Programming note part 2: I am aware that 1,354 and 244 do not add up to 1,607 – we are 9 instances short. I am working out this data “kink,” but I suspect that my scripting does not account for stocks than closed directly on their 200-day – I am working on resolving this.

Source: Optuma

The Takeaway? Not Silly. Not Seismic. But it is a Good Starting Point

To conclude, I feel moderately confident in confirming the intuition that the 200-day moving average is a good starting point for thinking about a risk management framework, at least when it comes to investing in individual stocks. Paul Tudor Jones wasn’t crazy in his assessment that a good starting place, for risk management, is looking at a longer-term moving average. The 200D isn’t a unique indicator with promises of an easy path to riches, but it does seem to be a fairly good “blunt tool” for potentially avoiding disaster (i.e. 20%+ price declines) in individual equities.

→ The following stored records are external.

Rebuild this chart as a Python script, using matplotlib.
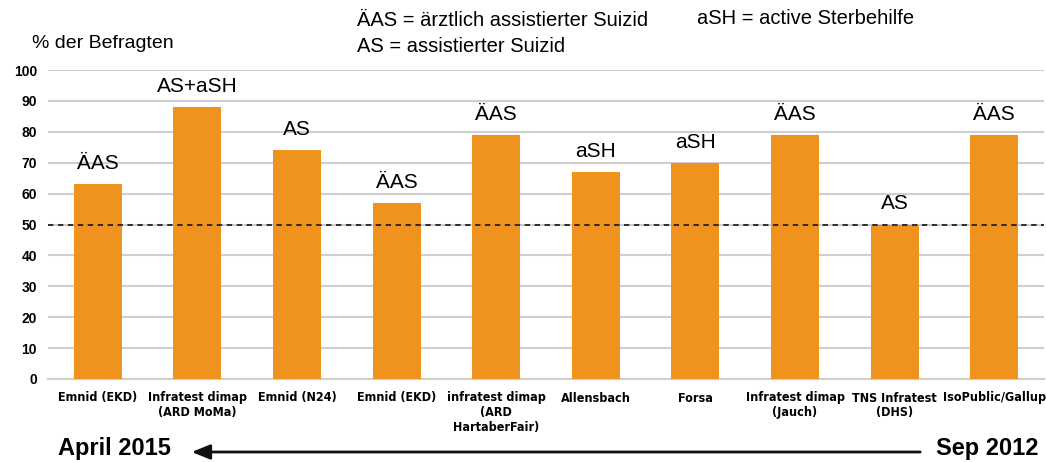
import matplotlib
matplotlib.use("Agg")
import matplotlib.pyplot as plt
from matplotlib.patches import FancyArrowPatch

# survey institutes (newest left, oldest right)
institutes = ["Emnid (EKD)", "Infratest dimap\n(ARD MoMa)", "Emnid (N24)", "Emnid (EKD)",
              "infratest dimap\n(ARD\nHartaberFair)", "Allensbach", "Forsa",
              "Infratest dimap\n(Jauch)", "TNS Infratest\n(DHS)", "IsoPublic/Gallup"]
approval = [63, 88, 74, 57, 79, 67, 70, 79, 50, 79]
question = ["ÄAS", "AS+aSH", "AS", "ÄAS", "ÄAS", "aSH", "aSH", "ÄAS", "AS", "ÄAS"]
yticks = list(range(0, 101, 10))

orange = "#F0921E"
main_font = ["Liberation Sans", "DejaVu Sans"]

fig = plt.figure(figsize=(10.46, 4.62), dpi=100)
ax = fig.add_axes([48 / 1046, 1 - 379 / 462, 996 / 1046, 309 / 462])

x = list(range(len(institutes)))
ax.bar(x, approval, width=0.48, color=orange, zorder=3)

ax.set_ylim(0, 100)
ax.set_xlim(-0.5, len(institutes) - 0.5)
ax.set_yticks(yticks)
ax.set_yticklabels([str(v) for v in yticks], fontsize=10, fontweight="bold", family=main_font)
ax.set_xticks(x)
ax.set_xticklabels(institutes, fontsize=9, fontweight="bold", family="DejaVu Sans",
                   fontstretch="condensed", linespacing=1.15)
ax.tick_params(axis="y", length=0, pad=8)
ax.tick_params(axis="x", length=0, pad=9)
ax.yaxis.grid(True, color="#cfcfcf", linewidth=1.5, zorder=0)
for s in ["top", "right", "left"]:
    ax.spines[s].set_visible(False)
ax.spines["bottom"].set_color("#cfcfcf")
ax.spines["bottom"].set_linewidth(1.5)

ax.axhline(50, color="#222222", linestyle=(0, (3, 2.5)), linewidth=1.3, zorder=4)

for xi, v, lab in zip(x, approval, question):
    ax.annotate(lab, (xi, v), xytext=(0, 8), textcoords="offset points",
                ha="center", va="bottom", fontsize=15, family=main_font)

fig.text(32 / 1046, 1 - 43 / 462, "% der Befragten", fontsize=14, family=main_font, va="center")
fig.text(357 / 1046, 1 - 20 / 462, "ÄAS = ärztlich assistierter Suizid", fontsize=14.5, family=main_font, va="center")
fig.text(357 / 1046, 1 - 47 / 462, "AS = assistierter Suizid", fontsize=14.5, family=main_font, va="center")
fig.text(697 / 1046, 1 - 18 / 462, "aSH = active Sterbehilfe", fontsize=14.5, family=main_font, va="center")

fig.text(58 / 1046, 1 - 449 / 462, "April 2015", fontsize=17, fontweight="bold", family=main_font, va="center")
fig.text(1038 / 1046, 1 - 449 / 462, "Sep 2012", fontsize=17, fontweight="bold", family=main_font,
         va="center", ha="right")
fig.add_artist(FancyArrowPatch(
    (923 / 1046, 1 - 452 / 462), (189 / 1046, 1 - 452 / 462), transform=fig.transFigure,
    arrowstyle="-|>,head_length=11,head_width=4.5", mutation_scale=1, color="#111111", linewidth=2))

fig.savefig("out.png", dpi=100)
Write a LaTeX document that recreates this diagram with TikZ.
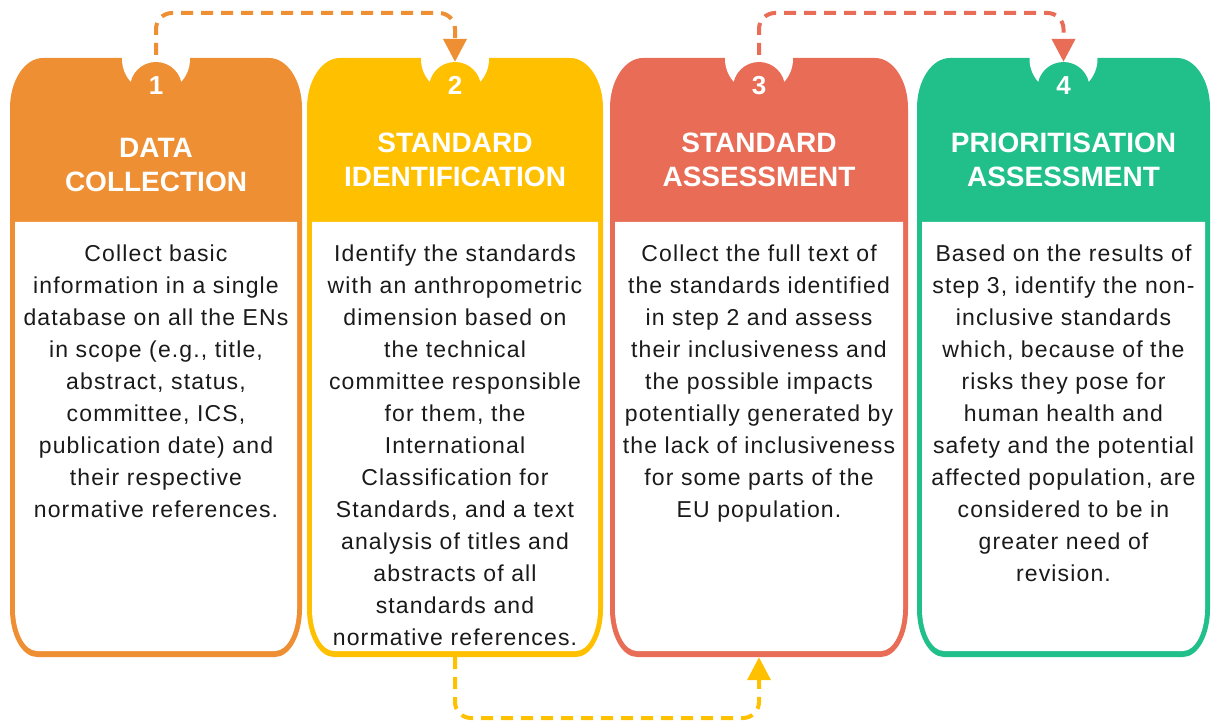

The flip side of this: for any DIY investor, it will take dedication and ongoing monitoring of positions, and in an effort to keep yourself insulated from precipitous drops, you also likely take yourself out of some pretty feisty “mean reversion” moves or the start of new long-term uptrends. You can’t have your cake and eat it too, unfortunately.

For Monument Wealth Management clients invested in our single stock Dividend and Growth models, the 200-day SMA is not an explicit input in our methodology, but as a byproduct of our point & figure charting data, we more often than not find ourselves in tickers above the moving average.